Любопытно, эмиграция вернула Елачичей (у Гавриила за рубежом были двоюродные и прочие братья) к родным пенатам, так как были они некогда выходцами из Хорватии и принадлежали к фамилии известных хорватских магнатов.
Однажды с нашим абсолютно безземельным, безденежным и в полном смысле неимущим поэтом произошел курьезный случай. Он оказался, хотя и сомнительным, владельцем древних замковых развалин.
Как-то летом, бродя пешком по Хорватии, Елачич пришел в небольшое селение, раскинутое у подножия зеленого холма на вершине которого дотлевали руины средневекового замка. Сидя вечером на завалинке избы, поэт разговорился с древним местным дедом и назвал себя. Старик крестьянин внимательно посмотрел на Елачича и еще раз переспросил его имя. И вдруг торжественно сказал: «Долго же ты, Елачич, шатался по свету. Двести лет не было твоей ноги в родных местах!» Оказалось что развалины замка принадлежали некогда роду Елачичей! И поэт очутился на своей родовой земле!

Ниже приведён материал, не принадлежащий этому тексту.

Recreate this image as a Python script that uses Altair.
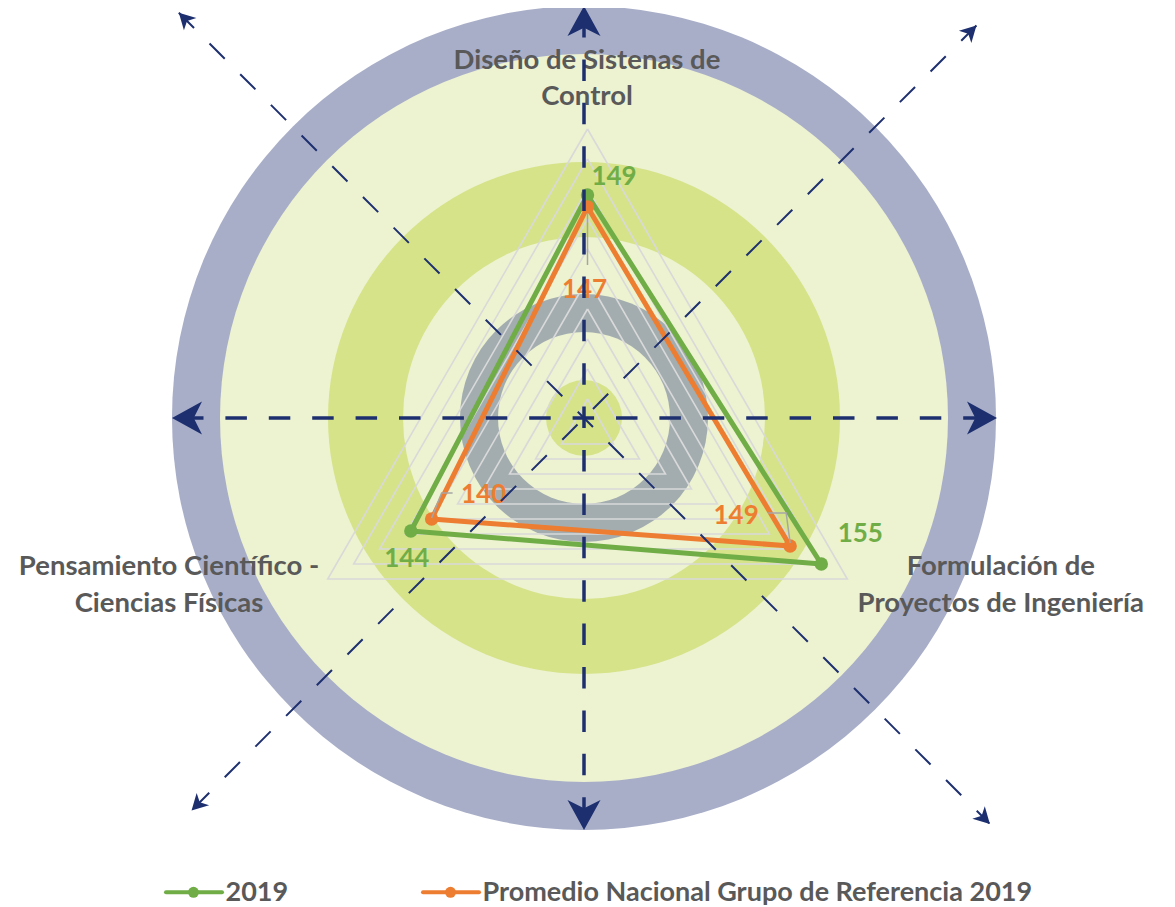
import altair as alt
import pandas as pd

# ---------------- data ----------------
axis_names = ["Diseño de Sistenas de Control",
              "Formulación de Proyectos de Ingeniería",
              "Pensamiento Científico - Ciencias Físicas"]
axis_label_line1 = ["Diseño de Sistenas de", "Formulación de", "Pensamiento Científico -"]
axis_label_line2 = ["Control", "Proyectos de Ingeniería", "Ciencias Físicas"]
series_names = ["2019", "Promedio Nacional Grupo de Referencia 2019"]
values_2019 = [149, 155, 144]
values_promedio = [147, 149, 140]
radial_min = 110
radial_max = 160
grid_levels = [115, 120, 125, 130, 135, 140, 145, 150, 155, 160]

# ---------------- styling ----------------
W, H = 1159, 899
CX, CY = 576, 410                     # centre of the decorative rings (plot px)
RADAR_DX, RADAR_DY = 3.5, -11         # radar centre relative to ring centre
RADAR_R = 300
FONT = "Lato"
TEXT_GREY = "#595959"
SERIES_COLORS = ["#70ad47", "#ed7d31"]
NAVY = "#1d2f6f"
RING_RADII = [412, 364, 256, 181, 124, 86, 38]
RING_COLORS = ["#a8aec8", "#edf2d1", "#d6e389", "#edf2d1", "#a3adb0", "#edf2d1", "#d6e389"]

# data-label offsets (screen px: dx, baseline dy) per series per axis
LABEL_OFFSETS = [[(26.5, -10), (39, -22), (-4, 36)],
                 [(-3, 91), (-54, -22), (52, -16)]]
# leader lines of the second series labels (screen px relative to point)
LEADERS = [[(0, 6), (0, 58)],
           [(0, -3), (-4, -33), (-22, -33)],
           [(0, -1), (10, -26), (21, -26)]]
# axis label offsets from outer vertex (dx, baseline dy line1, line2)
AXIS_LABEL_OFF = [(-0.5, -59.7, -24), (153.5, -4, 32.7), (-158.7, -4, 32.7)]

XS = alt.Scale(domain=[-CX, W - CX], nice=False, zero=False)
YS = alt.Scale(domain=[-(H - CY), CY], nice=False, zero=False)


def X(f):
    return alt.X(f, type="quantitative", scale=XS, axis=None)


def Y(f):
    return alt.Y(f, type="quantitative", scale=YS, axis=None)


def radar_calc(ch, value_field="value", idx_field="i"):
    return ch.transform_calculate(
        ang=f"PI/2 - 2*PI/3*datum.{idx_field}",
        rr=f"(datum.{value_field} - {radial_min})/({radial_max} - {radial_min})*{RADAR_R}",
        px=f"{RADAR_DX} + datum.rr*cos(datum.ang)",
        py=f"{RADAR_DY} + datum.rr*sin(datum.ang)",
    )


# ---- rings ----
rings = pd.DataFrame({"r": RING_RADII, "color": RING_COLORS, "k": list(range(len(RING_RADII)))})
rings["cx"] = 0.0
rings["cy"] = 0.0
ring_layer = alt.Chart(rings).transform_calculate(sz="4*datum.r*datum.r").mark_point(
    shape="circle", filled=True, opacity=1, strokeWidth=0
).encode(
    x=X("cx"), y=Y("cy"),
    size=alt.Size("sz:Q", scale=None),
    color=alt.Color("color:N", scale=None),
    order=alt.Order("k:Q"),
)

# ---- grid triangles ----
grid_rows = []
for lv in grid_levels:
    for v in range(4):
        grid_rows.append({"level": lv, "i": v, "value": lv})
grid_layer = radar_calc(alt.Chart(pd.DataFrame(grid_rows))).mark_line(
    color="#d9d9d9", strokeWidth=1.6
).encode(x=X("px"), y=Y("py"), detail="level:N", order="i:Q")

# ---- series ----
series_values = [values_2019, values_promedio]
series_layers = []
label_layers = []
for s, (name, vals) in enumerate(zip(series_names, series_values)):
    rows = [{"series": name, "i": i, "value": vals[i % 3]} for i in range(4)]
    df = pd.DataFrame(rows)
    base = radar_calc(alt.Chart(df))
    line = base.mark_line(color=SERIES_COLORS[s], strokeWidth=5, strokeJoin="round").encode(
        x=X("px"), y=Y("py"), order="i:Q")
    pts = base.transform_filter("datum.i < 3").mark_point(
        shape="circle", filled=True, opacity=1, size=180, color=SERIES_COLORS[s]
    ).encode(x=X("px"), y=Y("py"))
    series_layers += [line, pts]

    lab = pd.DataFrame({"i": [0, 1, 2], "value": vals,
                        "text": [str(v) for v in vals],
                        "dx": [o[0] for o in LABEL_OFFSETS[s]],
                        "dy": [o[1] for o in LABEL_OFFSETS[s]]})
    lab_layer = radar_calc(alt.Chart(lab)).transform_calculate(
        lx="datum.px + datum.dx", ly="datum.py - datum.dy"
    ).mark_text(font=FONT, fontSize=26, fontWeight="bold", color=SERIES_COLORS[s],
                align="center", baseline="alphabetic").encode(
        x=X("lx"), y=Y("ly"), text="text:N")
    label_layers.append(lab_layer)

# leader lines for the second series
lead_rows = []
for i in range(3):
    for j, (ddx, ddy) in enumerate(LEADERS[i]):
        lead_rows.append({"i": i, "j": j, "value": values_promedio[i], "ddx": ddx, "ddy": ddy})
leader_layer = radar_calc(alt.Chart(pd.DataFrame(lead_rows))).transform_calculate(
    lx="datum.px + datum.ddx", ly="datum.py - datum.ddy"
).mark_line(color="#a6a6a6", strokeWidth=1.5).encode(
    x=X("lx"), y=Y("ly"), detail="i:N", order="j:Q")

# ---- axis category labels ----
ax_rows = []
for i in range(3):
    off = AXIS_LABEL_OFF[i]
    ax_rows.append({"i": i, "value": radial_max, "text": axis_label_line1[i], "dx": off[0], "dy": off[1]})
    ax_rows.append({"i": i, "value": radial_max, "text": axis_label_line2[i], "dx": off[0], "dy": off[2]})
axis_label_layer = radar_calc(alt.Chart(pd.DataFrame(ax_rows))).transform_calculate(
    lx="datum.px + datum.dx", ly="datum.py - datum.dy"
).mark_text(font=FONT, fontSize=27.5, fontWeight="bold", color=TEXT_GREY,
            align="center", baseline="alphabetic").encode(x=X("lx"), y=Y("ly"), text="text:N")

# ---- dashed guide lines ----
dash_df = pd.DataFrame({
    "a": [180, 90, 135, 45],
    "r1": [402, 402, 573, 555],
    "r2": [402, 402, 573, 555],
    "w": [3.5, 3.5, 2.0, 2.0],
})
dash_base = alt.Chart(dash_df).transform_calculate(
    rad="datum.a*PI/180",
    x1="datum.r1*cos(datum.rad)", y1="datum.r1*sin(datum.rad)",
    x2="-datum.r2*cos(datum.rad)", y2="-datum.r2*sin(datum.rad)",
)
dash_layers = []
for wv in [3.5, 2.0]:
    dash_layers.append(
        dash_base.transform_filter(f"datum.w == {wv}").mark_rule(
            color=NAVY, strokeWidth=wv, strokeDash=[21.5, 21.9]
        ).encode(x=X("x1"), y=Y("y1"), x2="x2:Q", y2="y2:Q")
    )

ARROW_PATH = "M1,0 L-1,-1.1 L-0.45,0 L-1,1.1 Z"
arrow_df = pd.DataFrame({
    "a": [0, 90, 180, 270, 135, 315, 45, 225],
    "tip": [413, 412, 412, 412, 573, 574, 555, 555],
    "len": [30, 30, 30, 30, 16, 16, 16, 16],
})
arrow_layer = alt.Chart(arrow_df).transform_calculate(
    rad="datum.a*PI/180",
    rc="datum.tip - datum.len/2",
    ax="datum.rc*cos(datum.rad)", ay="datum.rc*sin(datum.rad)",
    sa="(360 - datum.a) % 360",
    sz="datum.len*datum.len",
).mark_point(shape=ARROW_PATH, filled=True, opacity=1, color=NAVY, strokeWidth=0).encode(
    x=X("ax"), y=Y("ay"),
    angle=alt.Angle("sa:Q", scale=None),
    size=alt.Size("sz:Q", scale=None),
)

# ---- legend (manual) ----
LEGEND_X = [-418, -161]
LEGEND_Y = -474.3
LEGEND_TEXT_Y = -482.7
leg = pd.DataFrame({"series": series_names, "x0": LEGEND_X, "k": [0, 1]})
leg["y"] = LEGEND_Y
leg["ty"] = LEGEND_TEXT_Y
leg_base = alt.Chart(leg).transform_calculate(
    x1="datum.x0 + 56", xm="datum.x0 + 27.5", xt="datum.x0 + 59.5")
leg_color = alt.Color("series:N", scale=alt.Scale(domain=series_names, range=SERIES_COLORS), legend=None)
leg_line = leg_base.mark_rule(strokeWidth=4, strokeCap="round").encode(
    x=X("x0"), x2="x1:Q", y=Y("y"), color=leg_color)
leg_pt = leg_base.mark_point(shape="circle", filled=True, opacity=1, size=120).encode(
    x=X("xm"), y=Y("y"), color=leg_color)
leg_text = leg_base.mark_text(font=FONT, fontSize=27, fontWeight="bold", color=TEXT_GREY,
                              align="left", baseline="alphabetic").encode(
    x=X("xt"), y=Y("ty"), text="series:N")

chart = alt.layer(
    ring_layer, grid_layer, *series_layers, leader_layer, *label_layers,
    axis_label_layer, *dash_layers, arrow_layer, leg_line, leg_pt, leg_text
).properties(
    width=W, height=H, padding=0, autosize=alt.AutoSizeParams(type="none"),
    background="white"
).configure_view(strokeWidth=0)

chart.save("out.html", embed_options={"renderer": "svg", "actions": False})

В заключение хочется сказать: никакое панибратство с чертами духами и ангелами, увы, не помогло поэту разглядеть в туманной дали дней свое роковое будущее. Никто из «потусторонних друзей» не предупредил поэта о близкой его собственной инкарнации. Пришла война. При первом налете фашистских мессершмиттов на Белград первая же бомба, упавшая на спящий рассветным сном город, угодила в крохотную квартирку поэта и убила нашего друга, вместе с женой, на той самой кровати, на которой, в далекую знойную июльскую ночь каждый из нас демонстрировал перед друзьями свою «последнюю инкарнацию».
АНТОНИЙ ХРАПОВИЦКИЙ. СЕМЬЯ ЗЕРНОВЫХ
Из всех центров русского рассеяния — Париж, Прага, Берлин и так далее — Белград представлял из себя как бы концентрацию самых реакционных, черносотенных элементов русской Вандеи. Кажется, нигде не было свалено в кучу такого количества «бывших» людей из бюрократически-чиновничьего мира рухнувшей российской монархии, как в столице Королевства сербов, хорватов и словенцев. Губернаторы, сенаторы, директора департаментов, думские деятели правых реакционных партий, военные генералы и тайные и действительные статские советники, митрополиты, архиереи, архимандриты, игумены разбежавшихся монастырей и за их спинами густые толпы богомольцев и в особенности богомолок, с постными, елейными лицами и с дикой, жгучей ненавистью к революции, к большевикам особенно; затем — полицейские и жандармы всех рангов, помещики, тоже всех рангов и состояний, губернские и уездные предводители дворянства, представители крупной буржуазии и финансовые деятели, недюжинные авантюристы и просто жулики, но эти люди — уцелевшие буржуи еще имевшие свои собственные денежные мешки и международные связи в финансовом и торговом мире, не задерживались на Балканах, они катили прямо в крупные европейские центры: в Париж, Берлин, Брюссель, Прагу, кое-кто в Варшаву и Рим, и даже в Лондон.